There is so much to be said on the educational principles involved, that it devolves on us with double force to keep widely distinct the best purpose they may serve and the unimportant use they may have first been put to. Yet, even in this spirit there seems less of promise in these contests than their most ardent friends among us, if there be any such, could reasonably expect. A singular apathy in regard to the whole contest is as apparent as it is wide-spread. Whether or not this apathy is without good foundation will be somewhat tested, we think, during the next few months, and there will be need of our insisting on a fuller discussion of the purposes of these contests, or we may be hurried - as some other colleges are now in danger of being - into participation in a kind of contest where victory might perpetuate our error. While we do not wholly agree with some of the journals in considering this as merely a contest in "prize declamation and composition," yet we think that one of the Boston papers was much further from the truth when it gave as a parallel institution the contest on literary topics which has found its occasions in the rivalry between Oxford and Cambridge. Such a comparison is simply so premature, that our grandchildren will probably be able to laugh at it with us. As to the immediate future of this "Literary Association," we learn that the field of contest is at once to be widened. At the convention held last week it was decided to hold competitive examinations in Greek and Mathematics, and for this purpose the following resolutions were adopted:-
First. The examinations shall be held in only two departments, classics and mathematics.

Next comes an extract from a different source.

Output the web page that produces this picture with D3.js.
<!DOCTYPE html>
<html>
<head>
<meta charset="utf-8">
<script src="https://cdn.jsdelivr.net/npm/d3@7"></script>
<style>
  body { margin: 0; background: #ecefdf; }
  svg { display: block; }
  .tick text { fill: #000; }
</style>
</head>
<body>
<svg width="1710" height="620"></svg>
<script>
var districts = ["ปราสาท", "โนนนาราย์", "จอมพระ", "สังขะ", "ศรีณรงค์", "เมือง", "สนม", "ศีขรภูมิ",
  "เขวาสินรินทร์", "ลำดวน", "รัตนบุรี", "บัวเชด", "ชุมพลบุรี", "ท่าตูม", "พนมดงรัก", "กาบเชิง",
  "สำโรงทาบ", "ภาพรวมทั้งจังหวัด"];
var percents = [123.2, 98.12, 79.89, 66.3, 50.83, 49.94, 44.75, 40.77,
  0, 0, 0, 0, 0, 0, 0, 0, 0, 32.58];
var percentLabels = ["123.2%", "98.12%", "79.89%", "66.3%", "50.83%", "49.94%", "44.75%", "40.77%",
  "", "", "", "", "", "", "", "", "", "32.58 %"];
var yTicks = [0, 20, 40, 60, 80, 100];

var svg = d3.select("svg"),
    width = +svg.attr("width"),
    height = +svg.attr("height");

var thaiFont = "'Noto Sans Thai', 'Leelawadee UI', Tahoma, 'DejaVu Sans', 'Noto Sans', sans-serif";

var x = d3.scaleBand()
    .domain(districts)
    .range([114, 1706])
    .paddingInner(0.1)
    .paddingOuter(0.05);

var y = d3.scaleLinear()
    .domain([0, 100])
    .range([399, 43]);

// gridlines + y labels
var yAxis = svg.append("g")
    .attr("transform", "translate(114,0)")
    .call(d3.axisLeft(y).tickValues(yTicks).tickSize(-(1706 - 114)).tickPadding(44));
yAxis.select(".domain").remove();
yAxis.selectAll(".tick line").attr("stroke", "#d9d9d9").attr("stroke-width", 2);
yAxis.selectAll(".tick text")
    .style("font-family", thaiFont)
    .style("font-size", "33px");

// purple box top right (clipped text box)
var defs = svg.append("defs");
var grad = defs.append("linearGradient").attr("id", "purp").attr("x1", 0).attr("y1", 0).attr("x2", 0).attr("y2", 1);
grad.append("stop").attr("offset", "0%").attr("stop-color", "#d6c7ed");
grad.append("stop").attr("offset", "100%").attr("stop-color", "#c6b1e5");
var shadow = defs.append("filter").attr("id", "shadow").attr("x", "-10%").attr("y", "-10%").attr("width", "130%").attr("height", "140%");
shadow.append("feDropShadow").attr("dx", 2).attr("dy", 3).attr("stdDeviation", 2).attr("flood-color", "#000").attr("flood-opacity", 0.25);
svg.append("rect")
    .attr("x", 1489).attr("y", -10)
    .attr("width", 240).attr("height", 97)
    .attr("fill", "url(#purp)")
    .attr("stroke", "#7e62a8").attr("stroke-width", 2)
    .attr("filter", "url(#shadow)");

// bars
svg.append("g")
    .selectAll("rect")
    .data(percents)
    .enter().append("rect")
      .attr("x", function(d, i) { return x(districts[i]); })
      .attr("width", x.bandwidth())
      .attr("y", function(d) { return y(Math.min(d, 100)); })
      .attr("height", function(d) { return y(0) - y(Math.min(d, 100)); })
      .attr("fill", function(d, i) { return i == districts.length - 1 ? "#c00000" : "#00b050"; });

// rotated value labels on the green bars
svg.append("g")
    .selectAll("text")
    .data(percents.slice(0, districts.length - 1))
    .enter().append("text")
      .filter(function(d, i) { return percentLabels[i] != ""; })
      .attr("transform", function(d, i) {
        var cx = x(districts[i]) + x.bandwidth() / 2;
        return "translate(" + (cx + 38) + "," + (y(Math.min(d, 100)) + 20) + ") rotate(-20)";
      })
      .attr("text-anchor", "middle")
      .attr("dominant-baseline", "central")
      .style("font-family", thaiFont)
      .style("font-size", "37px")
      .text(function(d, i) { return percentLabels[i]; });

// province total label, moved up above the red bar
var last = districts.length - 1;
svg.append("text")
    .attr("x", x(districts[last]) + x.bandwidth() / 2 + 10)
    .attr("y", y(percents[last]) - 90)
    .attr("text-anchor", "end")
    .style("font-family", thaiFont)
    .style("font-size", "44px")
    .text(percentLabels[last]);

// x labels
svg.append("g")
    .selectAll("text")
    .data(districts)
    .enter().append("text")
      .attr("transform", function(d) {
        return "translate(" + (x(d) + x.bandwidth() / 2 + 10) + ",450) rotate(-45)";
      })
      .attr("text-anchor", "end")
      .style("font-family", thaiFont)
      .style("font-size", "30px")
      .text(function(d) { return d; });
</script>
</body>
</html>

Second. The standing committee shall arrange for a competitive examination in Greek according to the following rules: Three judges shall be chosen by the standing committee, who shall be men of literary eminence, not officers or professors of any institution represented in this contest, who shall examine the contestants and make awards of honor.
Third. In the classics the examination to be based upon one Greek play, to be announced as soon as possible by the examiners; and in addition that the contestants he required to translate at sight some Greek author into English and from an English author into Greek.
Fourth. The standing committee shall arange the competitive examination in mathematics in a like manner, and that such examination shall be in analytical geometry.
The next contest is to be held in New York City, January 4, 1876, the only requirement made of colleges seeking admission to the Association being their ratification of its constitution.